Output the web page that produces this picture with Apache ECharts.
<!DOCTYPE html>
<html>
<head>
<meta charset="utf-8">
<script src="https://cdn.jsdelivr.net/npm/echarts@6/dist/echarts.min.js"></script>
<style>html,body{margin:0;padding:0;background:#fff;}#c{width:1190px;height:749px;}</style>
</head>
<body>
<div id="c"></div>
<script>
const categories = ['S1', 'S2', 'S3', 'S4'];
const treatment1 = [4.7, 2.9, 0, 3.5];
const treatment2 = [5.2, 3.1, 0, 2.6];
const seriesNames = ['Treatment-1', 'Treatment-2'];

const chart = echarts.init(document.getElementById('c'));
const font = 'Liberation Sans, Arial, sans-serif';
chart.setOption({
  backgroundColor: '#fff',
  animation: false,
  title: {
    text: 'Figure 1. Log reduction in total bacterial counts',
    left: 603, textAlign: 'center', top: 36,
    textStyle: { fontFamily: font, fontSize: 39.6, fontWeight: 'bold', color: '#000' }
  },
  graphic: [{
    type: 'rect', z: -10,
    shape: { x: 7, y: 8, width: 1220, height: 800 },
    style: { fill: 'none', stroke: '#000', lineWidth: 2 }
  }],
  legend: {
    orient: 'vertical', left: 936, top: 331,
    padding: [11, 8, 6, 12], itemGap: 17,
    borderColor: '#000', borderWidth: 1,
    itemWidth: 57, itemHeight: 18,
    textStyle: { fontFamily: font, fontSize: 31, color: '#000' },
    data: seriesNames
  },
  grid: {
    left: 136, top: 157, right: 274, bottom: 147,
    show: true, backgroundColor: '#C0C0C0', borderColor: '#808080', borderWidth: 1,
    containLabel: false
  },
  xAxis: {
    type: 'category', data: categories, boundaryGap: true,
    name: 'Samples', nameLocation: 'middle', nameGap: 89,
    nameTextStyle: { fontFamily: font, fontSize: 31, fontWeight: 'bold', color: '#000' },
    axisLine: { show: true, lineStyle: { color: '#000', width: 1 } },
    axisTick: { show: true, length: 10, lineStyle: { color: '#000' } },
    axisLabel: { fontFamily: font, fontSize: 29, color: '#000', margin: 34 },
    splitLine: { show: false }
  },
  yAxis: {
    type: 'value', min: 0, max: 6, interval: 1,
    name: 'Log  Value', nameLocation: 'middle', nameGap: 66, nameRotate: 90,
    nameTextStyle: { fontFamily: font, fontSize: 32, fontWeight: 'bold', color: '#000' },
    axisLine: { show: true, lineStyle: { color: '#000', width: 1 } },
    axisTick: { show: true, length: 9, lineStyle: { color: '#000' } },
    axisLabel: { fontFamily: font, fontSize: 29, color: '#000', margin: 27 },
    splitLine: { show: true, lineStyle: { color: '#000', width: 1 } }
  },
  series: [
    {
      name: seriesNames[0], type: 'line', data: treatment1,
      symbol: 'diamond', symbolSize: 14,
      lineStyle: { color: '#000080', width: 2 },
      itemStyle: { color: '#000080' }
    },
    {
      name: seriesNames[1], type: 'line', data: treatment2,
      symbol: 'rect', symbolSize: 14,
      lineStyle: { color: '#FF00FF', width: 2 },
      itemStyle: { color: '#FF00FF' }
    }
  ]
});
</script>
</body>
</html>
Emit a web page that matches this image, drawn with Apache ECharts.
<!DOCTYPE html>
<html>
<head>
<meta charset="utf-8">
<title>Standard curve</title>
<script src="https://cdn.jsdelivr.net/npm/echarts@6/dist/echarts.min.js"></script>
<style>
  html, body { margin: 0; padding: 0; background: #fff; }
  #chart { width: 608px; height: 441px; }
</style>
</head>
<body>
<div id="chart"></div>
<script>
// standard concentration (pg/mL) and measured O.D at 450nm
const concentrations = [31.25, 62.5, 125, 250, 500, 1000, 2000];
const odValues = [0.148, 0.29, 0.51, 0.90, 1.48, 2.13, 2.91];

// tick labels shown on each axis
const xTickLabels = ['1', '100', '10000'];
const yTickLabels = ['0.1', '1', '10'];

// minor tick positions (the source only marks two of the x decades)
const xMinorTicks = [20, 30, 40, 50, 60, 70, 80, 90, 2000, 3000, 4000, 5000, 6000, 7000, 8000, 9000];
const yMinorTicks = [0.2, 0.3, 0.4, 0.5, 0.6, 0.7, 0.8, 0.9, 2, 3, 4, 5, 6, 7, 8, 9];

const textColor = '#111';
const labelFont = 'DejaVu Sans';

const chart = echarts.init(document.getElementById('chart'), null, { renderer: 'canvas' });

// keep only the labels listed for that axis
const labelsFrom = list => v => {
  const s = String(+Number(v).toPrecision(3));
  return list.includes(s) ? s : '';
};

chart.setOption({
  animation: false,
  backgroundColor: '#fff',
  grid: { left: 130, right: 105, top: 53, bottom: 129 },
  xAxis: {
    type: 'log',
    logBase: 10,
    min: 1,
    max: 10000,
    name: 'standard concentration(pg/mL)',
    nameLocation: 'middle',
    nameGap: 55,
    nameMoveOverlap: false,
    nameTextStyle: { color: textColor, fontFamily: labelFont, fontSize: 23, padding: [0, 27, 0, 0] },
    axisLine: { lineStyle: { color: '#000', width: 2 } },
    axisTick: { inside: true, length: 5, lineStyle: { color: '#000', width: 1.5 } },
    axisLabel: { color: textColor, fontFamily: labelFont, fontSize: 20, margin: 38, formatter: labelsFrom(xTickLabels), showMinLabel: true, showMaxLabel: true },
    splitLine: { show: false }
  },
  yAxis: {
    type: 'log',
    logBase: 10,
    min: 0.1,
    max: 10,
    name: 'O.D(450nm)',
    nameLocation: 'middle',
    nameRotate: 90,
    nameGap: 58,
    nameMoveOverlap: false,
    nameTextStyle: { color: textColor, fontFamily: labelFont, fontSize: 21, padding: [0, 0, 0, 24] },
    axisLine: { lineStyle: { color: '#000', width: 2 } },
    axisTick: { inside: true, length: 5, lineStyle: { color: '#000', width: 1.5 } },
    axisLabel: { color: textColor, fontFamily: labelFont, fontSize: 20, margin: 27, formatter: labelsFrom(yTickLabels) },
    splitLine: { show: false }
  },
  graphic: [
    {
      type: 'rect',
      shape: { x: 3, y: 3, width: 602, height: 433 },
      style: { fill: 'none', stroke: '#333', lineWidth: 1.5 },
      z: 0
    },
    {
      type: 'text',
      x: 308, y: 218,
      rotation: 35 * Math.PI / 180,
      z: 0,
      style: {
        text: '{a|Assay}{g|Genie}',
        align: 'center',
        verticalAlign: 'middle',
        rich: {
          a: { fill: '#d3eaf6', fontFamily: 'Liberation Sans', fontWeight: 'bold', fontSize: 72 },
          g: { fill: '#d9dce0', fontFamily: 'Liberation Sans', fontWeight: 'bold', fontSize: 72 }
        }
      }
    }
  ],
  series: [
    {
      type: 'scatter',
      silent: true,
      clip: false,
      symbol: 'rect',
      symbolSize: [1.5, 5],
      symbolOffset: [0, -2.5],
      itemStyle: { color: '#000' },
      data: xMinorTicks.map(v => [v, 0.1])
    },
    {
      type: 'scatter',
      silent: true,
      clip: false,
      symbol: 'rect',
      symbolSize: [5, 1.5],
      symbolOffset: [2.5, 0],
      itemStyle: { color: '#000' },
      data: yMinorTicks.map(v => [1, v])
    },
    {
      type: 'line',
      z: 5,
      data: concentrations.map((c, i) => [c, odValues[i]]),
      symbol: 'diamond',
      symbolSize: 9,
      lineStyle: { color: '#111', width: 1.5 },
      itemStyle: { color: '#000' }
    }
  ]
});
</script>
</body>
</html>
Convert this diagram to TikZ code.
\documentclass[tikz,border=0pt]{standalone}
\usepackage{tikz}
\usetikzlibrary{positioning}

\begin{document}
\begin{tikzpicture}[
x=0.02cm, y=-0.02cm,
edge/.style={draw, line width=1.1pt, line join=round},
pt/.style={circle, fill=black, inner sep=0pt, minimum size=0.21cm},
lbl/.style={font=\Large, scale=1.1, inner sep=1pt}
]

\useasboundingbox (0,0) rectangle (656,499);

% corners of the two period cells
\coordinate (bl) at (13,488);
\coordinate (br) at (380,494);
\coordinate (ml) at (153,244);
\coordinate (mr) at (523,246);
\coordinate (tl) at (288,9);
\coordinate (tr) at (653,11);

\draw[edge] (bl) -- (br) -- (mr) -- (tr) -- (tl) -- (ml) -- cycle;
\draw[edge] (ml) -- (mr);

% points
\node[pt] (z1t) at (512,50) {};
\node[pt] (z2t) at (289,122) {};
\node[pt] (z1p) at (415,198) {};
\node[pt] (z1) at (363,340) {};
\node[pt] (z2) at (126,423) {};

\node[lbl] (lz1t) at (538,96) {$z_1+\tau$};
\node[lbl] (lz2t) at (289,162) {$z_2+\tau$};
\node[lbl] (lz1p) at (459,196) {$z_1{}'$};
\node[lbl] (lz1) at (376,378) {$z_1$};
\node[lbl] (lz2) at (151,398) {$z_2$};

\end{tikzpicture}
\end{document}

- **Problem statement**:
Pick out all lines from the data above in which the word "that" appears.

- **Exercise solution**:
Output the web page that produces this picture with Apache ECharts.
Emit a web page that matches this image, drawn with Apache ECharts.
// keep only the labels listed for that axis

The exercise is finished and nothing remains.